A coin can be common in certain grades and rare in others. A variety that is rare only in high grades, but that is plentiful in low grades, is a condition rarity. A famous example is the 1936-D Washington quarter dollar. In that year, at the three mints, the following quantities of quarter dollars were struck and are listed in the 2021 Guide Book at the values given for MS-65 grade:
1936 (41,300,000 minted) — MS-65: $90
1936-D (5,374,000 minted) — MS-65: $1,000
1936-S (3,828,000 minted) — MS-65: $235
Without further knowledge, someone investigating the investment potential of the quarters of this year might conclude that the 1936-S, with a mintage below that of 1936-D and priced for less than a third of the value of 1936-D, is a fantastic value, a sleeper, a situation just waiting to be discovered.
In actuality, in Mint State, the 1936-D is far rarer today than the 1936-S. The reason is that there was great excitement in the market, and the focus was on more than a dozen issues of commemorative coins that were released that year, plus older commemoratives already in collections. The series was hot, and the value of some of the commemoratives doubled or tripled within the year (and a few did even better than that).
Scarcely any attention was paid to currently issued Washington quarters, and most were paid out into circulation. A few years later, it was realized that hardly any mint-fresh 1936-D coins could be found. Bank-wrapped rolls (40 coins per roll) were plentiful enough for 1936 and 1936-S, as some still remained in vaults here and there. However, it seemed that nearly all 1936 quarters had slipped away unnoticed. It soon became a condition rarity — rare only if in Mint State, but common enough on worn grades.

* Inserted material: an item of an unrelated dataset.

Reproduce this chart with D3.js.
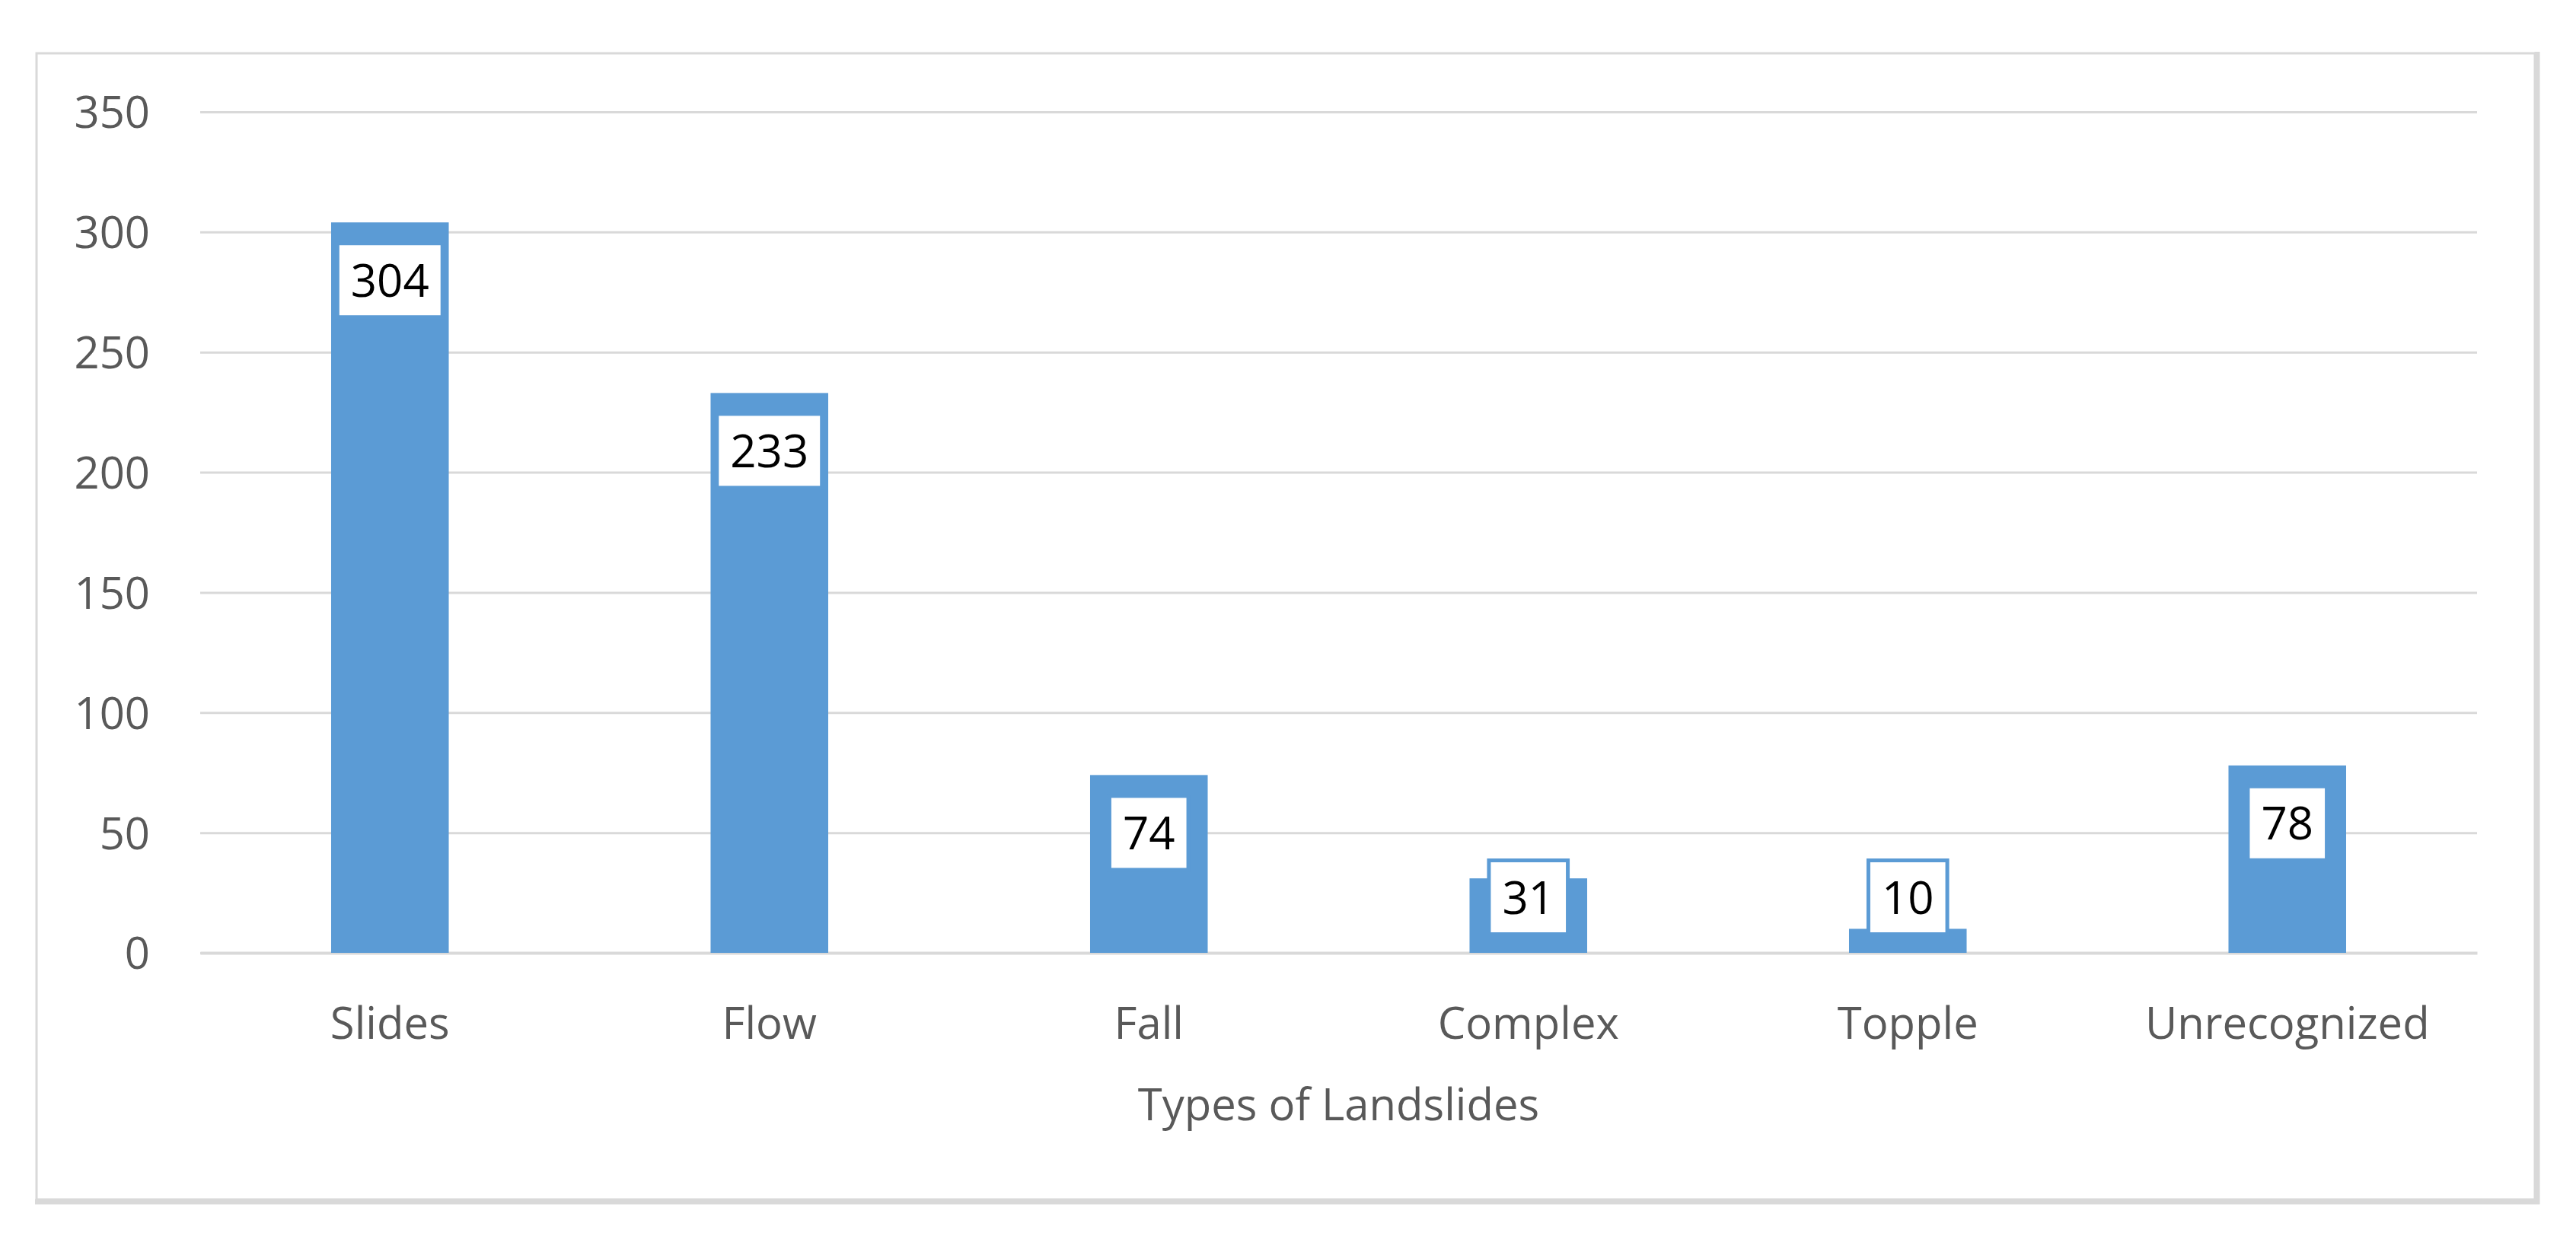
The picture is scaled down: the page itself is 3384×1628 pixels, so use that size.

The series of Morgan silver dollars (1878-1921) furnishes many examples of condition rarity. Some high-mintage issues, such as 1884-S, were paid out into circulation in the 19th century, with the result that well-worn pieces are plentiful today. However, relatively few were saved in Mint State, and true gem 1884-S dollars are both rare and expensive. In contrast, the 1884-CC, the lowest mintage issue of the year, exists today by the hundreds of thousands, as most were saved in Treasury vaults and survived to the present time. If you examine these mintages and values for selected grades in the Guide Book, you will see that a gem MS-65 1884-CC is relatively inexpensive, despite the variety’s having far and away the lowest mintage figure of the year. A VF-20 1884-S is common and inexpensive, but is a fantastic condition rarity in MS-65 grade and worth an impressive $225,000.